Когда я учился в седьмом классе, произошел один интересный случай. Нам дали задание создать лабиринт. Это нужно было сделать на бумаге: нарисовать что-то этакое, куда ты входишь с одной стороны, попадая в какое-то другое место, и затем выходишь через другой вход. Это как головоломка. Ты заходишь в одну дверь и должен выйти в другую, но тебе еще нужно понять, как это сделать. Мы пытались разгадать чужие лабиринты и пытались создать свои – такие, чтобы никто не смог понять, как он устроен. Тогда все были так удивлены и шокированы – они не ожидали, что я, такой застенчивый, стану единственным, кто придумает лабиринт, с которым никто не сможет разобраться. В итоге я победил и получил за это приз. Можно сказать, что это был первый сюрприз, который я преподнес людям.
Меня никогда не волновала школа, я не пытался быть лучшим в учебе. Мне это было неинтересно. Я выполнял тот минимум домашнего задания, чтобы не было неприятностей, и забывал о школе до следующего дня. На меня особо не давили в выборе колледжа. Это было для меня свободой.

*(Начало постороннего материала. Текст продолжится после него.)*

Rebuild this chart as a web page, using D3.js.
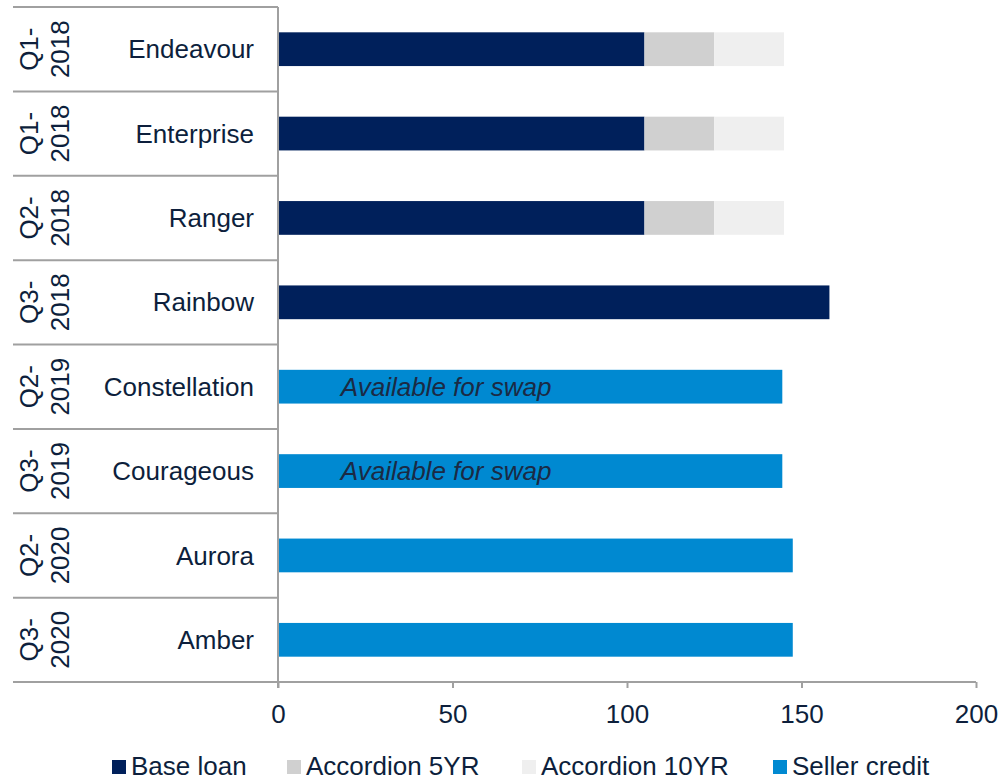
<!DOCTYPE html>
<html>
<head>
<meta charset="utf-8">
<script src="https://cdn.jsdelivr.net/npm/d3@7"></script>
<style>
  body { margin: 0; background: #fff; }
  text { font-family: "Liberation Sans", Arial, sans-serif; fill: #0d1f3c; }
</style>
</head>
<body>
<div class="chart"></div>
<script>
// Data
var vessels = ["Endeavour", "Enterprise", "Ranger", "Rainbow", "Constellation", "Courageous", "Aurora", "Amber"];
var quarters = ["Q1-", "Q1-", "Q2-", "Q3-", "Q2-", "Q3-", "Q2-", "Q3-"];
var years = ["2018", "2018", "2018", "2018", "2019", "2019", "2020", "2020"];
var baseLoan = [105, 105, 105, 158, 0, 0, 0, 0];
var accordion5 = [20, 20, 20, 0, 0, 0, 0, 0];
var accordion10 = [20, 20, 20, 0, 0, 0, 0, 0];
var sellerCredit = [0, 0, 0, 0, 144.5, 144.5, 147.5, 147.5];
var notes = ["", "", "", "", "Available for swap", "Available for swap", "", ""];
var xTicks = [0, 50, 100, 150, 200];

var seriesNames = ["Base loan", "Accordion 5YR", "Accordion 10YR", "Seller credit"];
var seriesColors = ["#00205b", "#d0d0d0", "#efefef", "#0089d1"];

var width = 1007, height = 780;
var svg = d3.select(".chart").append("svg")
  .attr("width", width)
  .attr("height", height);

// scales
var x = d3.scaleLinear().domain([0, 200]).range([278, 976]);
var y = d3.scaleBand().domain(vessels).range([7, 682]).paddingInner(0.6).paddingOuter(0.3);
var rowH = (682 - 7) / vessels.length;

// build stacked data
var table = vessels.map(function(v, i) {
  return { name: v, "Base loan": baseLoan[i], "Accordion 5YR": accordion5[i],
           "Accordion 10YR": accordion10[i], "Seller credit": sellerCredit[i] };
});
var stack = d3.stack().keys(seriesNames);
var layers = stack(table);

svg.selectAll("g.layer")
  .data(layers)
  .enter().append("g")
  .attr("class", "layer")
  .attr("fill", function(d, i) { return seriesColors[i]; })
  .selectAll("rect")
  .data(function(d) { return d; })
  .enter().append("rect")
  .attr("x", function(d) { return x(d[0]); })
  .attr("y", function(d) { return y(d.data.name); })
  .attr("width", function(d) { return x(d[1]) - x(d[0]); })
  .attr("height", y.bandwidth());

// notes inside bars
svg.selectAll("text.note")
  .data(vessels)
  .enter().append("text")
  .attr("class", "note")
  .attr("x", x(18))
  .attr("y", function(d) { return y(d) + y.bandwidth() / 2; })
  .attr("dy", "0.35em")
  .style("font-size", "26px")
  .style("font-style", "italic")
  .style("fill", "#1b2a44")
  .text(function(d, i) { return notes[i]; });

// row separators on the left
var seps = d3.range(vessels.length + 1);
svg.selectAll("line.sep")
  .data(seps)
  .enter().append("line")
  .attr("class", "sep")
  .attr("x1", 13)
  .attr("x2", 278)
  .attr("y1", function(d) { return 7 + d * rowH; })
  .attr("y2", function(d) { return 7 + d * rowH; })
  .attr("stroke", "#a0a0a0")
  .attr("stroke-width", 2);

// vessel labels
svg.selectAll("text.vessel")
  .data(vessels)
  .enter().append("text")
  .attr("class", "vessel")
  .attr("x", 254)
  .attr("y", function(d) { return y(d) + y.bandwidth() / 2; })
  .attr("dy", "0.35em")
  .attr("text-anchor", "end")
  .style("font-size", "26px")
  .text(function(d) { return d; });

// rotated quarter labels
var qg = svg.selectAll("g.quarter")
  .data(vessels)
  .enter().append("g")
  .attr("class", "quarter")
  .attr("transform", function(d) { return "translate(0," + (y(d) + y.bandwidth() / 2) + ") rotate(-90)"; });
qg.append("text")
  .attr("text-anchor", "middle")
  .attr("y", 38)
  .style("font-size", "26px")
  .text(function(d, i) { return quarters[i]; });
qg.append("text")
  .attr("text-anchor", "middle")
  .attr("y", 69)
  .style("font-size", "26px")
  .text(function(d, i) { return years[i]; });

// y axis line
svg.append("line")
  .attr("x1", 278).attr("x2", 278)
  .attr("y1", 7).attr("y2", 688)
  .attr("stroke", "#a0a0a0")
  .attr("stroke-width", 2);

// x axis
var xAxis = svg.append("g")
  .attr("transform", "translate(0,682)")
  .call(d3.axisBottom(x).tickValues(xTicks).tickSize(6).tickPadding(17).tickSizeOuter(0));
xAxis.select(".domain").attr("stroke", "#a0a0a0").attr("stroke-width", 2)
  .attr("d", "M13,0H976");
xAxis.selectAll(".tick line").attr("stroke", "#a0a0a0").attr("stroke-width", 2);
xAxis.selectAll(".tick text")
  .style("font-size", "26px")
  .style("font-family", "'Liberation Sans', Arial, sans-serif")
  .attr("fill", "#0d1f3c");

// legend
var legendX = [112, 287, 522, 773];
var legend = svg.selectAll("g.legend")
  .data(seriesNames)
  .enter().append("g")
  .attr("class", "legend")
  .attr("transform", function(d, i) { return "translate(" + legendX[i] + ",775)"; });
legend.append("rect")
  .attr("x", 0)
  .attr("y", -15)
  .attr("width", 14)
  .attr("height", 14)
  .attr("fill", function(d, i) { return seriesColors[i]; });
legend.append("text")
  .attr("x", 19)
  .style("font-size", "26px")
  .text(function(d) { return d; });
</script>
</body>
</html>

Так что для меня школа была неким минимумом. Мне не нравилось делать уроки. Мне это было совсем неинтересно. Когда заканчивались уроки, мне хотелось играть, мне хотелось бегать, и я не желал думать о школе. И я вообще не думал о школе вплоть до следующего дня. А потом, в школе, я занимался учебой, делал то, что требовалось в школе. И, в действительности, мне кажется, что это здоровая ситуация. Когда я проходил обучение в Китае, то встречал много молодых людей, которых заставляют заниматься учебой, что в итоге они полностью теряют равновесие в жизни. Более того – некоторые из них даже потеряли желание жить. Это произошло потому, что учителя работали только с их умами и упустили важную связь между телом, эмоциями и любовью.